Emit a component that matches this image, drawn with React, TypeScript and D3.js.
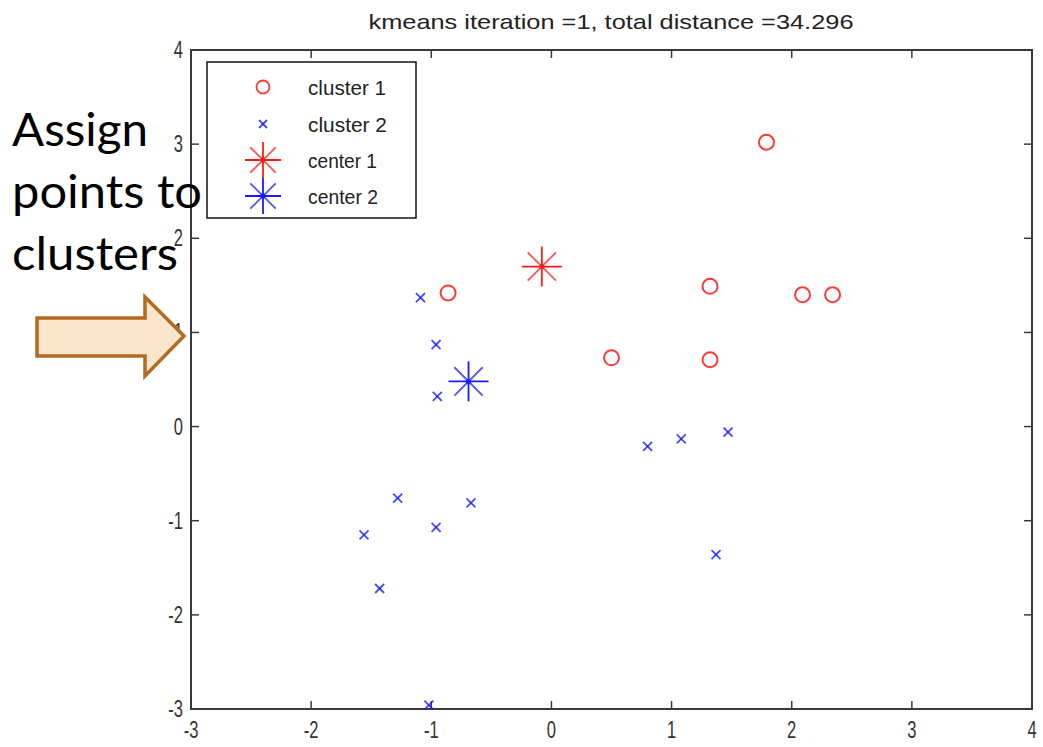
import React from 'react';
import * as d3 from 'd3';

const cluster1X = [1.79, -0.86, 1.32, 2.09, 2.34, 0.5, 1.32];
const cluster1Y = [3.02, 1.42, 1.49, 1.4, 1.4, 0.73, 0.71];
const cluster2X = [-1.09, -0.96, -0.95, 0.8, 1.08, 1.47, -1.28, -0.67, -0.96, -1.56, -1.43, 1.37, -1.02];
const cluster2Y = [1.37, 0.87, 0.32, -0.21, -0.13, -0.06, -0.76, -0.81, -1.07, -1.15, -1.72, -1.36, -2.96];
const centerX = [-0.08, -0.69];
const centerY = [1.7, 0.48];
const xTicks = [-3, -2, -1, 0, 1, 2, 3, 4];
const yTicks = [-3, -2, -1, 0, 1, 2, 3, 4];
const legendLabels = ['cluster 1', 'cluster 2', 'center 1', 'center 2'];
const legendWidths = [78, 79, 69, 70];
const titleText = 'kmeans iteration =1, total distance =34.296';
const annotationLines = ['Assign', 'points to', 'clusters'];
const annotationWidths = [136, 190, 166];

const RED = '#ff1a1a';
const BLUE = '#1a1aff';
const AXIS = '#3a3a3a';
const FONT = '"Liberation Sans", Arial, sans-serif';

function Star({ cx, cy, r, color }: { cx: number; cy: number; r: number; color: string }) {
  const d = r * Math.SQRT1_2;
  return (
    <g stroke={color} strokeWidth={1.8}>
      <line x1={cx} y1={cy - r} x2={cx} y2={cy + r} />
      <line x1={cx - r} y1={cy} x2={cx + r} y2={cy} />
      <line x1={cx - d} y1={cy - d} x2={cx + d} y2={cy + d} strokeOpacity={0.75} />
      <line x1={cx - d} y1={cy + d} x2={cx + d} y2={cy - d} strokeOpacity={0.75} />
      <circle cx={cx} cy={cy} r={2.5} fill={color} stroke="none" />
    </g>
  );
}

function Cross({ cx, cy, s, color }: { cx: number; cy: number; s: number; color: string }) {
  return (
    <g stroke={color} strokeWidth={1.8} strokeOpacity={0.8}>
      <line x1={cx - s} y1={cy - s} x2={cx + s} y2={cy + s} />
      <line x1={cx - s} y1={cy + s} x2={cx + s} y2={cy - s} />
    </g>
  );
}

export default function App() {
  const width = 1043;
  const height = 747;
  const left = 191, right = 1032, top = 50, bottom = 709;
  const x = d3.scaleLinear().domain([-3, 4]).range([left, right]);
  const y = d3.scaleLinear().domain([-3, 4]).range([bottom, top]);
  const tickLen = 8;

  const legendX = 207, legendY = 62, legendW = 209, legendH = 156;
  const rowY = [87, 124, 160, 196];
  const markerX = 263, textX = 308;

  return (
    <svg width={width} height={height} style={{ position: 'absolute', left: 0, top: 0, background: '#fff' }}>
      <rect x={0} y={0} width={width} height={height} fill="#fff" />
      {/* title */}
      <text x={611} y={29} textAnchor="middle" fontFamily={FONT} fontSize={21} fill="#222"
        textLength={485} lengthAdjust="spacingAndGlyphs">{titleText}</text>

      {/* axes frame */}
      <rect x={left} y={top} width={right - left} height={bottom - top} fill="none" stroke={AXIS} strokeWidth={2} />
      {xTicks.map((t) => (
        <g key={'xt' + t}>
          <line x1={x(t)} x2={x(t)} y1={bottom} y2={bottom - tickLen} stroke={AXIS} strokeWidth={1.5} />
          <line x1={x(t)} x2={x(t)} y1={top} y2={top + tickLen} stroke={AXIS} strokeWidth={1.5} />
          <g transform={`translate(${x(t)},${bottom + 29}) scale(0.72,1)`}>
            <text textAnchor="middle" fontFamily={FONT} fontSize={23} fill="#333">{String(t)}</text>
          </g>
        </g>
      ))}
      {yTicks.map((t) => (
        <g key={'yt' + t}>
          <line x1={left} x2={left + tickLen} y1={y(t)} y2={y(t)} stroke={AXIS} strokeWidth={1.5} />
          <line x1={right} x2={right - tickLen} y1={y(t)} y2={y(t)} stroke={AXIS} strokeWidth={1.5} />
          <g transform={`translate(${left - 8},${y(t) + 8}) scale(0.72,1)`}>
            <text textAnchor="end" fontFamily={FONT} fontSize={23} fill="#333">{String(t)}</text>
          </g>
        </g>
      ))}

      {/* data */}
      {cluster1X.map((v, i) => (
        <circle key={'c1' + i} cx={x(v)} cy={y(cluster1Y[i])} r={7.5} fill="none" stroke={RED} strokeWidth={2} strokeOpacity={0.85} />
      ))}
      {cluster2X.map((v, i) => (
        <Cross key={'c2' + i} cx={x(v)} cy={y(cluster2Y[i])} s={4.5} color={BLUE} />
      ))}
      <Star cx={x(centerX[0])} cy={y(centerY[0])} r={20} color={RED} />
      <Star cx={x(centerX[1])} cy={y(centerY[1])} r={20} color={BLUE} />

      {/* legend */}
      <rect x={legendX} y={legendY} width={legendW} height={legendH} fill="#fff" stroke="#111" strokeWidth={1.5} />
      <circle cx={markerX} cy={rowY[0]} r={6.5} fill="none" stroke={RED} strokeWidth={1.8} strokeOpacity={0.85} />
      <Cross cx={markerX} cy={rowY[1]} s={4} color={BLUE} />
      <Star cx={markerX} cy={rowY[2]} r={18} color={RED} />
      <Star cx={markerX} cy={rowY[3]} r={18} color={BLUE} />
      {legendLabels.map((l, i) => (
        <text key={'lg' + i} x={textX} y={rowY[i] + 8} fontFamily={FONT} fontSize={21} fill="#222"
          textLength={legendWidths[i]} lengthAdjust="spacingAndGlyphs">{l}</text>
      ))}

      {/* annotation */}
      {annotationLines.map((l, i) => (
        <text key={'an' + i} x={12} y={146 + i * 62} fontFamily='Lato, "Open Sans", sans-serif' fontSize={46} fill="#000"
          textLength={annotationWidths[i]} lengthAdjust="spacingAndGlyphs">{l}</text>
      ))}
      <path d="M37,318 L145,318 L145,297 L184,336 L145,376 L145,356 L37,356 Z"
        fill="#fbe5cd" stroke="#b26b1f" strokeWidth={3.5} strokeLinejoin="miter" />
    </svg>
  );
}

··········

SET TASK
Leave out the pictures and repeat exactly the lines from the start of the material through the line that contains "import * as d3 from 'd3';", both included.

OUTPUT OF THE TASK
Emit a component that matches this image, drawn with React, TypeScript and D3.js.
import React from 'react';
import * as d3 from 'd3';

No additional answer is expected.